Harjani currently has 13 outlets worldwide: from London to New York, Mumbai to Madrid, Cape Town to Dubai. But now the UK arm of the business is proving uneconomical for the firm.

“The rents and overheads in the UK do not justify sales,” he says. “A good location in UK costs around £100,000 for 100 sq metres, and an additional £125,000 for rates, salaries and other expenses.

“Sales at a typical Aftershock store on a UK high street work out at between £10,000 and £12,000 per week,” he continues. “By the time you pay your VAT and other taxes, you’re left with very little. In Dubai, the same store would cost you half the operating expenses with the same sales.”

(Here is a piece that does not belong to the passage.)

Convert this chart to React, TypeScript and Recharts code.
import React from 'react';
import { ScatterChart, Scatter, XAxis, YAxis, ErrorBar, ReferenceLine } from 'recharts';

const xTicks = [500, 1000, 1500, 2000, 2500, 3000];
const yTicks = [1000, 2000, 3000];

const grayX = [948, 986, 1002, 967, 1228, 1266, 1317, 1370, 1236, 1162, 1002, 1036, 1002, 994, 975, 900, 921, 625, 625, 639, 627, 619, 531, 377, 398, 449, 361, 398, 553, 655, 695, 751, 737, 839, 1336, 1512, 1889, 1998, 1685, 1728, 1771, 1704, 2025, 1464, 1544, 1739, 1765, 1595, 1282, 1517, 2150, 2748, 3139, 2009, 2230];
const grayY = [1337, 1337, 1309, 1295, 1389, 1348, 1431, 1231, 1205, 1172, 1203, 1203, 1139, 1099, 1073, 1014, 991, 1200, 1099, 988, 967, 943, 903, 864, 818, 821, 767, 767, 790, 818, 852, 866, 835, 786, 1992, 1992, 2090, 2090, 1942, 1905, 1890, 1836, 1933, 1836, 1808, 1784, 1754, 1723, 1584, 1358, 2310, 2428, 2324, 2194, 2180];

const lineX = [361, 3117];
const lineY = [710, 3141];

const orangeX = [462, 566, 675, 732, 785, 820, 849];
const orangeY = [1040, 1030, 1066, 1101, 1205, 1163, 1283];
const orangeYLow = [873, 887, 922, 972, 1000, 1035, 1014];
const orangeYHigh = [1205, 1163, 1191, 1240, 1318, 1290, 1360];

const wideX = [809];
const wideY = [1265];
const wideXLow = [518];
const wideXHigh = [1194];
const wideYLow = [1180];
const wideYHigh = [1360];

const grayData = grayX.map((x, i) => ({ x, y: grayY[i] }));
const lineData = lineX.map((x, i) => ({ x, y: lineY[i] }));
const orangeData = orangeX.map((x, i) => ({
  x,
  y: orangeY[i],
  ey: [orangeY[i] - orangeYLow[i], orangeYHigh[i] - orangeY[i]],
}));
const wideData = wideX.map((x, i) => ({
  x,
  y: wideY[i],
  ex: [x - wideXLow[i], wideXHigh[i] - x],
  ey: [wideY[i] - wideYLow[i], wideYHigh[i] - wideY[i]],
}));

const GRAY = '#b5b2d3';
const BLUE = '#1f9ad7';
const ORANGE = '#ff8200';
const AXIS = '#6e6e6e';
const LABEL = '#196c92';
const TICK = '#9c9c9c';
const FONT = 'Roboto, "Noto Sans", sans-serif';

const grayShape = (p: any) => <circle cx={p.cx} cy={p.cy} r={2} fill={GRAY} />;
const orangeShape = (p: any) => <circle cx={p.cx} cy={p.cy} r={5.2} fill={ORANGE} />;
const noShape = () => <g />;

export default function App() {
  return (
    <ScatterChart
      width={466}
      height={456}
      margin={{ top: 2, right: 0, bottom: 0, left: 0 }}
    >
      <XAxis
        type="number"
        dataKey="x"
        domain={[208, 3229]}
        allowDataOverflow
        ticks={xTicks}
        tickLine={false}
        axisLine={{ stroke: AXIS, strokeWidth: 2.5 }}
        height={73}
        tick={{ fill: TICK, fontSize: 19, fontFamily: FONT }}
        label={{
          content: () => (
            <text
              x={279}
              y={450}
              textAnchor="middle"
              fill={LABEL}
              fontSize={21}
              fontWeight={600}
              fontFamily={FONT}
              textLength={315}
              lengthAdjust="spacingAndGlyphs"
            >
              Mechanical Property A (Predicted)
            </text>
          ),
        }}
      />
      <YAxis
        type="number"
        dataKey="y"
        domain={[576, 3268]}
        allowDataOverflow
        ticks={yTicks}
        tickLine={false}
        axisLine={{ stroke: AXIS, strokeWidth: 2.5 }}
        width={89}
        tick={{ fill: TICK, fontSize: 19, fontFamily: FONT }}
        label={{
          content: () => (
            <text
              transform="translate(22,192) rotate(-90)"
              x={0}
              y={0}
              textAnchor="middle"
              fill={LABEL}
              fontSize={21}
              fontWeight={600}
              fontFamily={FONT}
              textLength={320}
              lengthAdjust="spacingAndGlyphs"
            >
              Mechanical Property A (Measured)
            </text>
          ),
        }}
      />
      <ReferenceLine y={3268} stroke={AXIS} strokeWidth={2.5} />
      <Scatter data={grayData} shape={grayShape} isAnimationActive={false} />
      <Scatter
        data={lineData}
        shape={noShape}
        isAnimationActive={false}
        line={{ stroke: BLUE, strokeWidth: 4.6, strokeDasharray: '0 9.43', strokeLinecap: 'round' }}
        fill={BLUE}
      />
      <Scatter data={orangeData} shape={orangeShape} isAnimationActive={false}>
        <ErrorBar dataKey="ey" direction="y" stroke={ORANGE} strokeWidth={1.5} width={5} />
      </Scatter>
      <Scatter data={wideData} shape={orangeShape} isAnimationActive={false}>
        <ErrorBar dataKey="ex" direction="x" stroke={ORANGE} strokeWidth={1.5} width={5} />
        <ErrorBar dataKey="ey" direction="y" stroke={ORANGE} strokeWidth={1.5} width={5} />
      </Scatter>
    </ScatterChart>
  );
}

Harjani reckons that the situation is only going to worsen. His advice to other fashion retailers: jump ship now before it’s too late.

”The UK is dead for small niche chains,” he says. “It’s a big players field, now. Landlords are out of sync with small business, the government has imposed too many taxes: it’s killed entrepreneurial business and spirit. There will soon be a mass exodus.

“The best way to survive is to look abroad and export or even move,” he adds. “Developing countries are the future. In ten years time, Britain will be the poor cousin.”

Harjani practices what he preaches: Aftershock is currently in the midst of a massive international push.

“We are opening 25 stores all over India,” he says. “And we have 30 stores in the Middle East already. It’s a large export thrust.”